Part one in a series of four articles by Svarmi on the risks and opportunities that companies around the world are facing in relation to their interactions with nature.
Environmental Risk: What is it, and why should corporations care?
The world is an unpredictable place: this fact has never been seen with more clarity than over the past few years. Environmental degradation has not only put individual livelihoods in danger but has also vastly changed the corporate landscape. The 2022 World Economic Forum Global Risks Report identified the most severe risks on a global scale over the next 10 years, with the top three being ranked as climate action failure, extreme weather, and biodiversity loss.
Do you see a pattern?
Environmental risks are often examined at a macro level, but challenges are also present at the entity and asset level. We are living during an unprecedented time where corporate environmental awareness has never been more questioned or scrutinized at every organizational level. From asset exposure, to supply chain interruptions, to corporate social responsibility policies, companies are facing increasing demands from customers, clients and governments on their environmental sustainability and preparedness.
Corporate social responsibility - also known as ESG (Environmental, Social and Governance) may be growing in scope and importance, but it is still often treated as a ´softer´ organizational priority. The problem is two-fold – for some organizations, the belief that their work is already aligned with ESG values causes a lack of corporate introspection and a failure to act. But perhaps more critically, environmental risk is poorly defined – a lack of a clear scope and framework has often resulted in corporate hesitancy to act, even if the desire to do so is there.
So what is environmental risk? And how can it be defined and measured in a way that encourages companies to act?
Environmental risks are material risks
Environmental risks (including climate risks and nature-based risks) are material risks. The impact of these risks differs between sectors, locations and in relation to other internal and external factors, all of which affect organization resilience. The actual scope of environmental risks is broad. While most corporate ESG strategies tend to focus on a reduction in CO2 emissions (including through methods of sequestration and capture) there are other important elements which play into the overall environmental risk. As identified by the World Economic Forum, climate action failure tops this list, followed by extreme weather events and in third place, biodiversity loss.
Climate action failure
In recent years rising global temperatures have led to an increase in natural disasters, adverse health effects, adverse impact on ecosystems, business losses, and threats to the operational health of corporate assets and infrastructure. Many companies worldwide are already subjected to various regulations with the aim of combating climate change, with initiatives like carbon taxes, emission trading schemes, and other fossil fuel taxes prompting organizations to be mindful about their corporate carbon footprint. However, these policies have varied greatly across sectors, countries and continents, making it difficult for both investors and the general public to critically evaluate how well organizations are performing against climate resilience objectives.

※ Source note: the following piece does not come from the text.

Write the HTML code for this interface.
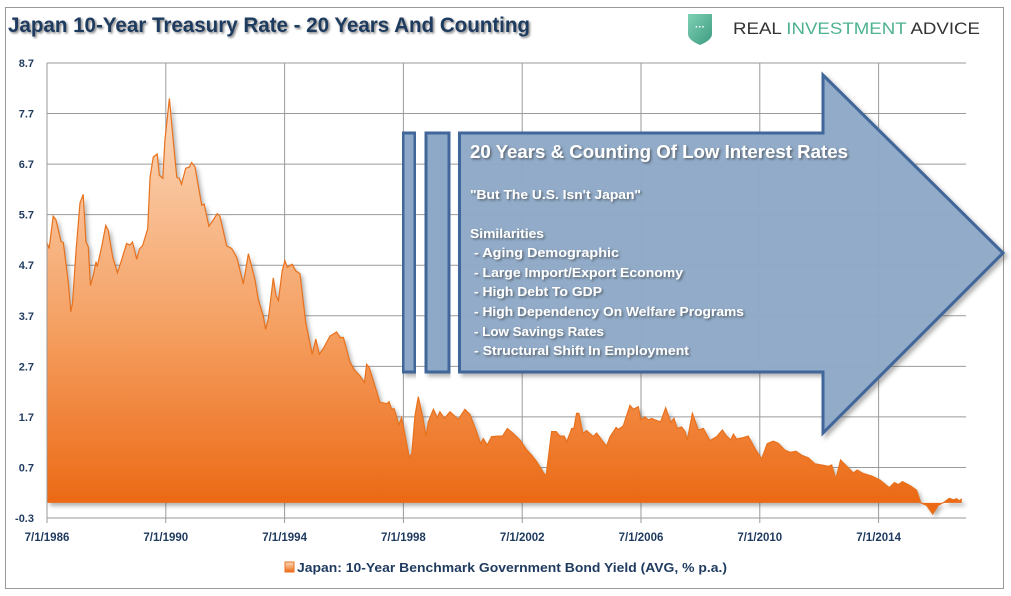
<!DOCTYPE html>
<html><head><meta charset="utf-8"><style>
html,body{margin:0;padding:0;background:#fff;}
svg{display:block;font-family:"Liberation Sans",sans-serif;}
</style></head><body>
<svg id="chart" width="1011" height="596" viewBox="0 0 1011 596" xmlns="http://www.w3.org/2000/svg">
<defs>
<linearGradient id="areaGrad" x1="0" y1="0" x2="0" y2="1">
<stop offset="0" stop-color="#fbd9bd"/><stop offset="0.55" stop-color="#f5a062"/><stop offset="1" stop-color="#eb6610"/>
</linearGradient>
<linearGradient id="shieldGrad" x1="0" y1="0" x2="1" y2="1">
<stop offset="0" stop-color="#7fd0b4"/><stop offset="1" stop-color="#3c9c80"/>
</linearGradient>
<filter id="shadow" x="-5%" y="-5%" width="110%" height="115%"><feDropShadow dx="3" dy="3" stdDeviation="2" flood-color="#555" flood-opacity="0.45"/></filter>
<filter id="tshadow"><feDropShadow dx="1.5" dy="1.5" stdDeviation="1" flood-color="#333" flood-opacity="0.6"/></filter>
</defs>
<rect x="5.5" y="7.5" width="998" height="581" fill="#fff" stroke="#999" stroke-width="1"/>
<text x="8" y="32" font-size="21" font-weight="bold" fill="#1f3a5f" textLength="522" lengthAdjust="spacingAndGlyphs" filter="url(#tshadow)">Japan 10-Year Treasury Rate - 20 Years And Counting</text>
<g>
<path d="M688,14 L712,14 L712,34 Q712,40 700,45 Q688,40 688,34 Z" fill="url(#shieldGrad)"/>
<text x="700" y="30" font-size="10" fill="#fff" text-anchor="middle" font-weight="bold">···</text>
<text x="733" y="34" font-size="17" textLength="247" lengthAdjust="spacingAndGlyphs"><tspan fill="#333">REAL </tspan><tspan fill="#4db28e">INVESTMENT </tspan><tspan fill="#333">ADVICE</tspan></text>
</g>
<g id="grid"></g>
<g id="series"></g>
<g id="axes"></g>
<g id="annot">
<rect x="403" y="133" width="12" height="239" fill="#8ea9c8" stroke="#41669a" stroke-width="3" filter="url(#shadow)"/>
<rect x="426" y="133" width="23" height="239" fill="#8ea9c8" stroke="#41669a" stroke-width="3" filter="url(#shadow)"/>
<path d="M459.5,133 L823,133 L823,75 L1003,253 L823,433 L823,372 L459.5,372 Z" fill="#8ea9c8" fill-opacity="0.97" stroke="#41669a" stroke-width="3" stroke-linejoin="miter" filter="url(#shadow)"/>
<g fill="#fff" font-weight="bold" filter="url(#tshadow)">
<text x="470" y="158" font-size="18" textLength="378" lengthAdjust="spacingAndGlyphs">20 Years &amp; Counting Of Low Interest Rates</text>
<text x="470" y="199" font-size="12.5" textLength="171" lengthAdjust="spacingAndGlyphs">"But The U.S. Isn't Japan"</text>
<text x="470" y="238" font-size="12.5" textLength="74" lengthAdjust="spacingAndGlyphs">Similarities</text>
<text x="474" y="257" font-size="12.5" textLength="145" lengthAdjust="spacingAndGlyphs">- Aging Demographic</text>
<text x="474" y="277" font-size="12.5" textLength="209" lengthAdjust="spacingAndGlyphs">- Large Import/Export Economy</text>
<text x="474" y="296" font-size="12.5" textLength="128" lengthAdjust="spacingAndGlyphs">- High Debt To GDP</text>
<text x="474" y="316" font-size="12.5" textLength="270" lengthAdjust="spacingAndGlyphs">- High Dependency On Welfare Programs</text>
<text x="474" y="336" font-size="12.5" textLength="130" lengthAdjust="spacingAndGlyphs">- Low Savings Rates</text>
<text x="474" y="355" font-size="12.5" textLength="215" lengthAdjust="spacingAndGlyphs">- Structural Shift In Employment</text>
</g>
</g>
<g>
<rect x="285" y="562" width="9" height="10" fill="url(#areaGrad)" stroke="#e8711c"/>
<text x="297" y="572" font-size="12.5" font-weight="bold" fill="#1f3a5f" textLength="430" lengthAdjust="spacingAndGlyphs">Japan: 10-Year Benchmark Government Bond Yield (AVG, % p.a.)</text>
</g>
</svg>
<script>
const dates = [1986.49,1986.57,1986.71,1986.80,1986.97,1987.05,1987.22,1987.30,1987.36,1987.48,1987.61,1987.72,1987.81,1987.89,1987.96,1988.06,1988.15,1988.19,1988.34,1988.48,1988.56,1988.71,1988.87,1989.01,1989.18,1989.29,1989.38,1989.52,1989.61,1989.72,1989.89,1989.97,1990.08,1990.21,1990.28,1990.40,1990.47,1990.62,1990.75,1990.87,1990.95,1991.03,1991.17,1991.29,1991.37,1991.48,1991.71,1991.79,1991.95,1992.07,1992.23,1992.32,1992.55,1992.72,1992.89,1993.11,1993.28,1993.50,1993.61,1993.78,1993.86,1993.95,1994.12,1994.21,1994.29,1994.42,1994.51,1994.59,1994.76,1994.87,1995.02,1995.21,1995.43,1995.55,1995.67,1995.80,1996.03,1996.25,1996.37,1996.48,1996.70,1996.85,1997.04,1997.19,1997.26,1997.35,1997.71,1997.94,1998.02,1998.10,1998.19,1998.35,1998.44,1998.70,1998.78,1998.89,1999.00,1999.15,1999.26,1999.34,1999.51,1999.64,1999.73,1999.88,2000.07,2000.35,2000.57,2000.74,2000.94,2001.10,2001.19,2001.32,2001.47,2001.70,2001.84,2002.00,2002.20,2002.43,2002.65,2002.82,2002.99,2003.16,2003.30,2003.49,2003.64,2003.77,2003.91,2004.00,2004.17,2004.24,2004.33,2004.41,2004.54,2004.67,2004.89,2005.01,2005.18,2005.34,2005.46,2005.66,2005.74,2005.90,2006.13,2006.24,2006.41,2006.49,2006.63,2006.75,2006.86,2006.97,2007.16,2007.33,2007.50,2007.61,2007.72,2007.87,2007.98,2008.06,2008.23,2008.43,2008.60,2008.82,2009.05,2009.24,2009.38,2009.52,2009.61,2009.72,2009.94,2010.11,2010.34,2010.56,2010.75,2010.95,2011.12,2011.35,2011.52,2011.72,2011.91,2012.13,2012.36,2012.64,2012.81,2012.92,2013.06,2013.22,2013.43,2013.65,2013.78,2013.98,2014.27,2014.55,2014.86,2015.03,2015.17,2015.30,2015.56,2015.78,2015.92,2016.12,2016.32,2016.51,2016.70,2016.88,2017.02,2017.13,2017.22,2017.30];
const yields = [5.16,5.03,5.67,5.6,5.17,5.15,4.34,3.78,3.95,5.0,5.93,6.1,5.17,5.06,4.3,4.5,4.77,4.67,5.06,5.49,5.39,4.87,4.55,4.8,5.13,5.1,5.16,4.82,5.02,5.09,5.42,6.45,6.84,6.9,6.48,6.42,7.17,8.0,7.17,6.44,6.42,6.3,6.62,6.64,6.73,6.65,5.89,5.91,5.47,5.57,5.72,5.67,5.08,5.03,4.85,4.33,4.93,4.42,4.03,3.7,3.43,3.64,4.45,4.1,4.0,4.59,4.79,4.66,4.72,4.59,4.53,3.57,2.94,3.24,2.94,3.05,3.3,3.38,3.27,3.27,2.79,2.63,2.51,2.38,2.74,2.68,1.99,1.96,2.0,1.86,1.86,1.54,1.69,0.9,0.97,1.73,2.1,1.7,1.32,1.6,1.85,1.68,1.8,1.67,1.8,1.65,1.85,1.75,1.44,1.17,1.27,1.14,1.31,1.32,1.32,1.47,1.37,1.24,1.05,0.94,0.81,0.65,0.52,1.41,1.41,1.32,1.32,1.21,1.47,1.47,1.77,1.77,1.37,1.43,1.31,1.38,1.24,1.12,1.31,1.49,1.45,1.52,1.93,1.85,1.9,1.64,1.7,1.64,1.67,1.64,1.6,1.88,1.59,1.67,1.47,1.5,1.41,1.24,1.77,1.44,1.47,1.23,1.31,1.44,1.32,1.24,1.36,1.26,1.29,1.32,1.07,0.87,1.17,1.22,1.18,1.04,1.0,1.02,0.94,0.89,0.77,0.74,0.72,0.75,0.47,0.85,0.72,0.59,0.65,0.58,0.53,0.45,0.3,0.4,0.36,0.42,0.34,0.25,0.0,-0.05,-0.22,-0.05,0.01,0.09,0.06,0.08,0.04,0.08];
const yTicks = [8.7,7.7,6.7,5.7,4.7,3.7,2.7,1.7,0.7,-0.3];
const xTickYears = [1986.5,1990.5,1994.5,1998.5,2002.5,2006.5,2010.5,2014.5];
const xTickLabels = ["7/1/1986","7/1/1990","7/1/1994","7/1/1998","7/1/2002","7/1/2006","7/1/2010","7/1/2014"];

const NS="http://www.w3.org/2000/svg";
const X0=47, X1=966, Y0=518, Y1=63, yMin=-0.3, yMax=8.7;
const xScale = d => X0 + (d-1986.5)*29.7;
const yScale = v => Y0 - (v-yMin)/(yMax-yMin)*(Y0-Y1);
function mk(tag, attrs, parent){const e=document.createElementNS(NS,tag);for(const k in attrs)e.setAttribute(k,attrs[k]);parent.appendChild(e);return e;}
const grid=document.getElementById('grid'), axes=document.getElementById('axes'), series=document.getElementById('series');
yTicks.forEach(t=>{
  const l=mk('line',{x1:X0,x2:X1,y1:yScale(t),y2:yScale(t),stroke:'#9a9a9a','stroke-width':1},grid);
  
  
  const tx=mk('text',{x:34,y:yScale(t)+4,'font-size':11,'font-weight':'bold',fill:'#1f3a5f','text-anchor':'end'},axes);
  tx.textContent=t.toFixed(1);
  
  
});
xTickYears.forEach((d,i)=>{
  const x=xScale(d);
  const l=mk('line',{x1:x,x2:x,y1:Y1,y2:Y0+5,stroke:'#9a9a9a','stroke-width':1},grid);
  
  
  const tx=mk('text',{x:x+(i===0?0:0),y:541,'font-size':11.5,'font-weight':'bold',fill:'#1f3a5f','text-anchor':'middle'},axes);
  tx.textContent=xTickLabels[i];
  
  
});
const base=yScale(0);
let d=`M${xScale(dates[0])},${base}`;
dates.forEach((t,i)=>{d+=` L${xScale(t).toFixed(1)},${yScale(yields[i]).toFixed(1)}`;});
d+=` L${xScale(dates[dates.length-1])},${base} Z`;
const area=mk('path',{d:d,fill:'url(#areaGrad)',filter:'url(#shadow)'},series);


let ld='';
dates.forEach((t,i)=>{ld+=(i?' L':'M')+xScale(t).toFixed(1)+','+yScale(yields[i]).toFixed(1);});
const line=mk('path',{d:ld,fill:'none',stroke:'#e8711c','stroke-width':1.2},series);


const ax=mk('line',{x1:X0,x2:X0,y1:Y1,y2:Y0,stroke:'#9a9a9a'},axes);


</script>
</body></html>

Extreme weather events as risk
Closely associated with climate change, extreme weather events are becoming more and more common. According to the World Economic Forum, corporate losses related to adverse weather totalled around $2.5 trillion globally between 2011 and 2020, representing a 50% increase from the 2001-2010 period. Companies which are inadequately prepared for extreme weather risks have a higher probability of losing assets to wildfires, submergence due to flooding or infrastructure damage due to hurricanes and heat waves, to name just a few examples.
According to the World Economic Forum, more than half of the world’s economic output (USD 44 Trillion) is moderately or highly affected by nature, a figure which is critically affected by ongoing biodiversity loss. The loss of biodiversity poses a significant risk to corporate and public stability, with land overuse, overexploitation of natural resources, and the spread of invasive species causing steep biodiversity loss on a global scale. As ecosystems decline, organizations face a myriad of risks, from a higher raw material cost, to backlash from consumers, investors and authorities.
So why do any of these issues really matter at a corporate level?
Purely on a moral level, it is up to all of us, from individuals - to corporations - to governments, to treat climate change with the seriousness the issue deserves, and to do everything in our power to mitigate environmental degradation for future generations to come. However, there is an added practical incentive for organizations to reframe and rethink their corporate social responsibility policies: Environmental risk is material risk. Organizations should care about ESG policies for the same reason they care about conventional markers of performance such as financial and operational objectives. Companies that turn a blind eye to the negative impact of their operations on the environment put themselves at risk in many ways, from supply chain issues to raw material costing, to consumer boycotting.